The other day, on Mother Jones, another article was published on whether photojournalism could survive in the age of Instagram. For some reason, Instagram is always positioned as the photojournalism killer when other platforms, like Twitter or Flickr have more potential to destroy it. If it can be destroyed.

A few clarifications: It is not, nor does it ever been the tool that has defined photojournalism. No one ever worried that the instamatic would destroy photojournalism, nor that the Polaroid would end photojournalism. In fact, up to recently, no one cared about what equipment and platform photojournalists were using to carry their messages to the masses. The only thing that mattered was the result. And it still does.

Instagram, like a few years  ago the lens baby craze, is just a passing trend in photojournalism. Some might continue to use it, others will move on to newer tools. It is not a revolution and hardly an evolution. There will be no before or after Instagram because it is just not that important. What is important is the change in access, something we wrote about here before.

With Instagram or any image sharing platform, Facebook, Twitter, Pinterest and others, photojournalists now have direct access to an audience and are no longer limited by the publishers . So, when a few years ago one had to get the approval of a writer, a photo editor and an editor in chief to get images published and seen, it is no longer the case. The downsize of this is that anyone can publish anything anywhere. Thus when a magazine offered  a carefully curated content, social media offers you a cacophony of unregulated  information. When a magazine guarantees credibility, it is hard to define on social media.

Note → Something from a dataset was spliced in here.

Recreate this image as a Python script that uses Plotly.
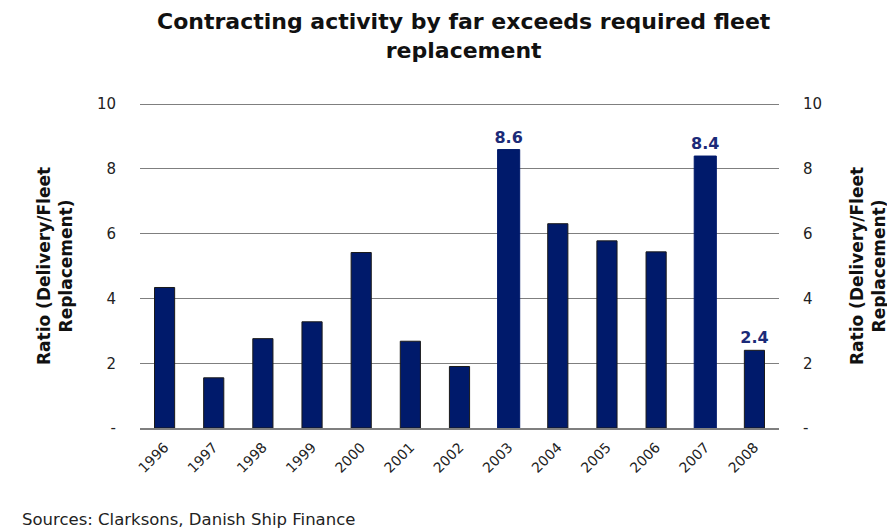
import plotly.graph_objects as go

years = ["1996", "1997", "1998", "1999", "2000", "2001", "2002",
         "2003", "2004", "2005", "2006", "2007", "2008"]
ratios = [4.34, 1.55, 2.76, 3.28, 5.42, 2.68, 1.90, 8.6, 6.31, 5.78, 5.44, 8.4, 2.4]
labels = ["", "", "", "", "", "", "", "8.6", "", "", "", "8.4", "2.4"]
highlight = [False] * 7 + [True, False, False, False, True, False]
y_ticks = [0, 2, 4, 6, 8, 10]
y_ticktext = ["-", "2", "4", "6", "8", "10"]

NAVY = "#001A6B"
FONT = "DejaVu Sans"

widths = [0.45 if h else 0.41 for h in highlight]
line_colors = [NAVY if h else "#1a1a1a" for h in highlight]

fig = go.Figure()
fig.add_trace(go.Bar(
    x=years, y=ratios, width=widths,
    marker=dict(color=NAVY, line=dict(color=line_colors, width=1)),
    text=labels, textposition="outside", cliponaxis=False, constraintext="none",
    textfont=dict(family=FONT, size=16, color="#1B2A78", weight="bold"),
    hoverinfo="x+y",
))
fig.add_trace(go.Scatter(
    x=years, y=ratios, yaxis="y2", mode="markers",
    marker=dict(opacity=0, size=1), showlegend=False, hoverinfo="skip",
))

YMAX = 10.1
axis_common = dict(
    range=[0, YMAX], tickvals=y_ticks, ticktext=y_ticktext,
    tickfont=dict(family=FONT, size=15, color="#222"),
    ticks="outside", ticklen=20, tickcolor="rgba(0,0,0,0)",
    showline=False, zeroline=False, fixedrange=True,
)

PW = 639          # plot width, px
PH = 522 - 93 - 102  # plot height, px
BOT = 428         # plot bottom in page px

fig.update_layout(
    width=887, height=522,
    margin=dict(l=132, r=116, t=93, b=102, autoexpand=False),
    paper_bgcolor="white", plot_bgcolor="white",
    showlegend=False,
    xaxis=dict(
        type="category", tickangle=-45, range=[-0.5, 12.5],
        tickfont=dict(family=FONT, size=14, color="#222"),
        showline=True, linecolor="#7f7f7f", linewidth=1.5,
        showgrid=False, ticks="outside", ticklen=4, tickcolor="rgba(0,0,0,0)",
    ),
    yaxis=dict(showgrid=True, gridcolor="#7f7f7f", gridwidth=1, **axis_common),
    yaxis2=dict(overlaying="y", side="right", showgrid=False, **axis_common),
    annotations=[
        dict(text="<b>Contracting activity by far exceeds required fleet<br>replacement</b>",
             xref="paper", yref="paper", x=(464 - 140) / PW, y=(BOT - 36) / PH,
             xanchor="center", yanchor="middle", showarrow=False,
             font=dict(family=FONT, size=22, color="#111")),
        dict(text="<b>Ratio (Delivery/Fleet<br>Replacement)</b>", textangle=-90,
             xref="paper", yref="paper", x=(55 - 140) / PW, y=(BOT - 266) / PH,
             xanchor="center", yanchor="middle", showarrow=False,
             font=dict(family=FONT, size=17, color="#111")),
        dict(text="<b>Ratio (Delivery/Fleet<br>Replacement)</b>", textangle=-90,
             xref="paper", yref="paper", x=(868 - 140) / PW, y=(BOT - 266) / PH,
             xanchor="center", yanchor="middle", showarrow=False,
             font=dict(family=FONT, size=17, color="#111")),
        dict(text="Sources: Clarksons, Danish Ship Finance",
             xref="paper", yref="paper", x=(20 - 140) / PW, y=-(519 - BOT) / PH,
             xanchor="left", yanchor="middle", showarrow=False,
             font=dict(family=FONT, size=16.5, color="#222")),
    ],
)

fig.write_html("out.html")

Thus, the real question is how does photojournalism keep its identity, authenticity, credibility, objectivity and impact if there are no more gatekeepers? The answer is quite obvious: its all in the hands of the photographer. More than ever.

Photojournalists new added role is to become their own trusted beacon of information. Regardless of what tool they use, they have to, time after time, abide by the strictest rules of journalism to become a trusted publisher themselves. It is not an easy and rapid process as trust is build over long period of time and can be easily lost. But the bests and the brightest will emerge from the masses  and become trusted sources of information . What photojournalism is losing is not the photojournalist but the credibility gatekeepers . As it evolves from the one to many model to the many to many

many to many
many to many

, new beacons of trust have to be established that no longer just rely on past experience. We trust the New York Times because of its long history of providing truth. We are doubtful of that one photographer who just posted an image because we have no experience with that person.

Maybe one solution is for Twitter to create trust accounts.Via an algorithm that would check for past postings, along with confirming with other sources, numbers of trusted followers, amounts of legitimate retweets, it could confirm the veracity of source and assign a confidence level. It would be lower for a first time poster but upwards to 100% for an established one. We could then start trusting sources with higher confidence as it would discourage and weed out the fakes and jokers.

In other words, photojournalist, via twitter, could become their own publishers. Twitter would benefit by helping creating new channels of journalism with massive following, whose presence would bring legitimacy to their platform. The same could be done with Twitter and Facebook.

As we transition to the many to many publishing model, the importance of photojournalism is not disappearing. In fact, it has never been so important. What is shifting is how we create new trusts channels inside the huge amount of information we receive daily. How we hand over the power of information not to those who aggregate it but those who actually create it.